### Task brief
State how many lines of the listing below include the word "chart". Give only the number.

### Given data
>> Start

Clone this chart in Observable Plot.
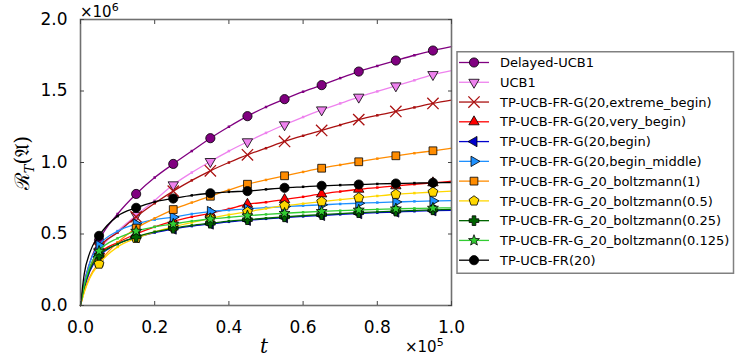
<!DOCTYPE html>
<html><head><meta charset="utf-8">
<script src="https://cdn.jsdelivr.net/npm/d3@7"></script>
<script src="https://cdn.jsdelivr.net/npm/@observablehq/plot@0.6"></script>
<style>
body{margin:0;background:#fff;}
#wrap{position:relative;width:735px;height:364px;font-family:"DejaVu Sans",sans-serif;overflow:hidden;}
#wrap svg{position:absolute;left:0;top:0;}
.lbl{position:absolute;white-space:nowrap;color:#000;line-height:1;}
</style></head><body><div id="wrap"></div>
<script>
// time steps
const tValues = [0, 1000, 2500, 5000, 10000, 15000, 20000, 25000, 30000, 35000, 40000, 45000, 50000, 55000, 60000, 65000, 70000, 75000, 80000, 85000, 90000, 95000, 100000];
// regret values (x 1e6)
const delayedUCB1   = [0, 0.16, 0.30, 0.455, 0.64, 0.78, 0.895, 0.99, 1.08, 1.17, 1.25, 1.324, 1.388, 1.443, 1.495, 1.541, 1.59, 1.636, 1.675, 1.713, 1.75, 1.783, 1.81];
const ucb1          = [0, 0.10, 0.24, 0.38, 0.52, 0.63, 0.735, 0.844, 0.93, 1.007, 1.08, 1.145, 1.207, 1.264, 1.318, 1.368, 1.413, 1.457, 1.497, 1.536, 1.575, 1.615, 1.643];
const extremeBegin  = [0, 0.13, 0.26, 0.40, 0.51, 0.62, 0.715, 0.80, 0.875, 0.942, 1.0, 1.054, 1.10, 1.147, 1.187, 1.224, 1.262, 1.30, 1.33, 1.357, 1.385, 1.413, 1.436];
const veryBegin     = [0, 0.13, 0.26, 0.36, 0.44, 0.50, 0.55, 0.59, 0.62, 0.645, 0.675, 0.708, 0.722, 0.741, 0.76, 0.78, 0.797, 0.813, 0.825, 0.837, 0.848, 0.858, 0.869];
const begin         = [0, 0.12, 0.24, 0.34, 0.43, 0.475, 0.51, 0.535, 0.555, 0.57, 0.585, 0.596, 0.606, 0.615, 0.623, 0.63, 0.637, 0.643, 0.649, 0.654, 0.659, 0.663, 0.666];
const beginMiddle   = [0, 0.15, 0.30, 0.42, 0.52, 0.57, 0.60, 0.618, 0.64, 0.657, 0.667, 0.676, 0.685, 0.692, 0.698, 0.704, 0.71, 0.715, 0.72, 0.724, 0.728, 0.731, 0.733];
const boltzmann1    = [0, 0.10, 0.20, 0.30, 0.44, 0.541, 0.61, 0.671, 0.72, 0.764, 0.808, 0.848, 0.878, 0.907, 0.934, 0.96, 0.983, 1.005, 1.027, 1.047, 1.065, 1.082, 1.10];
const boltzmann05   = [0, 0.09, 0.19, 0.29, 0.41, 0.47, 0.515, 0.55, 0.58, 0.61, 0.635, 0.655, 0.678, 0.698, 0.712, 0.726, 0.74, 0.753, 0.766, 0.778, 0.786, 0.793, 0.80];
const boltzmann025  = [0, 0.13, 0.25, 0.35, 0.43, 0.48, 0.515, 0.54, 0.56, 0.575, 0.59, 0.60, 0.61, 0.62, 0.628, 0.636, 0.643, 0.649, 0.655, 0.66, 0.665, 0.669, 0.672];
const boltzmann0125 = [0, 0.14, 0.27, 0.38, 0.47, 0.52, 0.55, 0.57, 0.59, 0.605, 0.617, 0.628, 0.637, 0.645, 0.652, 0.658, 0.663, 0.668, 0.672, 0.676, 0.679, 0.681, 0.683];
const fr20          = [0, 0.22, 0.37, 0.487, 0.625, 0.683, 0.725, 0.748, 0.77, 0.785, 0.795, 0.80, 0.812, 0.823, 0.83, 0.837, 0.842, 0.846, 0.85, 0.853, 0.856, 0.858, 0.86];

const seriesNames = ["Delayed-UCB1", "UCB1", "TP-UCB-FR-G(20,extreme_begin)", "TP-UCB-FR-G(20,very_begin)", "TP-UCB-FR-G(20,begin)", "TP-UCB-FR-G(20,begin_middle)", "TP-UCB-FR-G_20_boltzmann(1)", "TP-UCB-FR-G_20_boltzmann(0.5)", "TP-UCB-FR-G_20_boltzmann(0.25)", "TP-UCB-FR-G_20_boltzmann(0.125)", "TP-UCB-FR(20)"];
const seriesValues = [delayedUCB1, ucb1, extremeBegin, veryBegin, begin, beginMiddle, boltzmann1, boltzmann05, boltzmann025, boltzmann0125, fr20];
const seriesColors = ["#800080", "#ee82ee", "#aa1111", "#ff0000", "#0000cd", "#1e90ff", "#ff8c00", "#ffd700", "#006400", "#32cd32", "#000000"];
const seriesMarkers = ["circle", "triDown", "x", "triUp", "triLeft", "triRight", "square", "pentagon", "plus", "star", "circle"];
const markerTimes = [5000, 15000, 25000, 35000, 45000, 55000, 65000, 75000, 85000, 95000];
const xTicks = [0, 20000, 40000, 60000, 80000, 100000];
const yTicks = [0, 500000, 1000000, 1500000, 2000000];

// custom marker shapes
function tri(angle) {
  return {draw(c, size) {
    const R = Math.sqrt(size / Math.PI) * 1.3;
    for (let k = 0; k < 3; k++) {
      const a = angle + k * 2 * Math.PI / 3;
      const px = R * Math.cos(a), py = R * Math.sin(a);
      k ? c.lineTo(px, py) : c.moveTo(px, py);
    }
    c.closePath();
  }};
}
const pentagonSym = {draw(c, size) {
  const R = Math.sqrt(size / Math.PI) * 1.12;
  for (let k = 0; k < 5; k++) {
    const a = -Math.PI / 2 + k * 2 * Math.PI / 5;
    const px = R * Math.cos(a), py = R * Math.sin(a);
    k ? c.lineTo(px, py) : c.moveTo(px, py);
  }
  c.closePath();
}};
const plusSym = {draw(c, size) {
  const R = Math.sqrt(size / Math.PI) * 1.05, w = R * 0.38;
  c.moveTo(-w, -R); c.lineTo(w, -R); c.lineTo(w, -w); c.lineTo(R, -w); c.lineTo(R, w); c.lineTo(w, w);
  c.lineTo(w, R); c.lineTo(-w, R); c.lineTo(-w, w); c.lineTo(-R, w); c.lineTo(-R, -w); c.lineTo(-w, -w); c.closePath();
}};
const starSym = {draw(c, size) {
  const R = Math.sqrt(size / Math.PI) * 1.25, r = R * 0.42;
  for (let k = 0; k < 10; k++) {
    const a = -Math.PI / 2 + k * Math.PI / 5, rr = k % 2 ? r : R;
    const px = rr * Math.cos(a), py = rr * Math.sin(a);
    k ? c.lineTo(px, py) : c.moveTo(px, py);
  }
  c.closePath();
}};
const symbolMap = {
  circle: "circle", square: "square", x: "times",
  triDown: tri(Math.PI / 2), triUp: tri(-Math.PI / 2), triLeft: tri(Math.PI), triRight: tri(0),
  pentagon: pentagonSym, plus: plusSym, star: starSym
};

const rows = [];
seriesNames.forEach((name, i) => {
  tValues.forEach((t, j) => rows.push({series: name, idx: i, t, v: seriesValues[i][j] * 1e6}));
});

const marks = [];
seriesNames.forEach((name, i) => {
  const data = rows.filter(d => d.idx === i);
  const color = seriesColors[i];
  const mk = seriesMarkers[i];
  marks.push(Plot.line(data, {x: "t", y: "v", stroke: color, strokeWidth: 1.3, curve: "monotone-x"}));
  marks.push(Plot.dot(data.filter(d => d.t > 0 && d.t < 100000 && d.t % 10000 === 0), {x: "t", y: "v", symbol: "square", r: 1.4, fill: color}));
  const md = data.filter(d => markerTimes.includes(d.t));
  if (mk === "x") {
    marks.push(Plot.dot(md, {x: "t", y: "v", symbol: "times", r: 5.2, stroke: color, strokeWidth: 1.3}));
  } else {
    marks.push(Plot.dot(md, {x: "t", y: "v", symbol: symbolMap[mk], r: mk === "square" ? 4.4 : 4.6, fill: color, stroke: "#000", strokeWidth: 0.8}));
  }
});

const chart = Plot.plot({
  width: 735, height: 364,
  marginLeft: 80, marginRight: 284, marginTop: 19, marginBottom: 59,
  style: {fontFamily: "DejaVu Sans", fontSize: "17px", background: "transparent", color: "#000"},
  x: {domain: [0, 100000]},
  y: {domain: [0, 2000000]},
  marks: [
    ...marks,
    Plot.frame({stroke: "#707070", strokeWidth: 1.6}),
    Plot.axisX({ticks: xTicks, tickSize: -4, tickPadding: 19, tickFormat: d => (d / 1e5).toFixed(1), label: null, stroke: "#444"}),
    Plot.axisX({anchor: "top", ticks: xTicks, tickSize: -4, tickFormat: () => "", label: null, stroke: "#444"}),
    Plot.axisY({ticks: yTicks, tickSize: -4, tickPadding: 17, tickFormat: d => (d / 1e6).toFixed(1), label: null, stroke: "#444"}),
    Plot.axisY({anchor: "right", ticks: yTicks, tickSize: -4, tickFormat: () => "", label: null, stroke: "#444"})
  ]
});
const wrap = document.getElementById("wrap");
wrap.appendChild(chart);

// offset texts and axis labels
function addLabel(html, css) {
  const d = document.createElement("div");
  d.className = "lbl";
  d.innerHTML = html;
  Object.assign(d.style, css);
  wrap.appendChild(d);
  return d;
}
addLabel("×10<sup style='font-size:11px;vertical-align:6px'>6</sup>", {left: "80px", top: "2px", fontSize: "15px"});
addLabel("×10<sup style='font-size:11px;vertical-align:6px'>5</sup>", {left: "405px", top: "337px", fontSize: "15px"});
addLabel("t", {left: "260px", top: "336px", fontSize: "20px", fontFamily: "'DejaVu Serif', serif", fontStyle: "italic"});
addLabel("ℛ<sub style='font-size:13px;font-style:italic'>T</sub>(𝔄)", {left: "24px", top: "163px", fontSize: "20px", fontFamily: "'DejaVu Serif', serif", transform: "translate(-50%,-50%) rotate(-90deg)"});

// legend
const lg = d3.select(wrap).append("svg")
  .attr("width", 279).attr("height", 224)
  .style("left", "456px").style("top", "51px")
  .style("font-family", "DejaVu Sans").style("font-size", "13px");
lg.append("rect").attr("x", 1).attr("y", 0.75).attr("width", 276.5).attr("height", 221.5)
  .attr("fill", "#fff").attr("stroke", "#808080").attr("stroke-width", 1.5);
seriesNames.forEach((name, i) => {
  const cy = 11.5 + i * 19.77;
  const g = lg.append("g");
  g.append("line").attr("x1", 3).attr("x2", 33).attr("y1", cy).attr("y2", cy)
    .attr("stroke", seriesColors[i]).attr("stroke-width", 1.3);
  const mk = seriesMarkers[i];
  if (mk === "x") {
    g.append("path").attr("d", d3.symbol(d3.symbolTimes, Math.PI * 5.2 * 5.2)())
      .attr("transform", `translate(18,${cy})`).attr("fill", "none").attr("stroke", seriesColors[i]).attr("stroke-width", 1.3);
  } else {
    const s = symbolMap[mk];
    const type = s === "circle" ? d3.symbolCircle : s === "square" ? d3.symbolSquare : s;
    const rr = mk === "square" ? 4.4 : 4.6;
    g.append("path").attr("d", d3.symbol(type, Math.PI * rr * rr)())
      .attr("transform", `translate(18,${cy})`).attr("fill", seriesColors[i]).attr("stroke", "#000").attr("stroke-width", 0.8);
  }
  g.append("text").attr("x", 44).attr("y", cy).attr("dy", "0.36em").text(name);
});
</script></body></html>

>> End

### Exercise response
3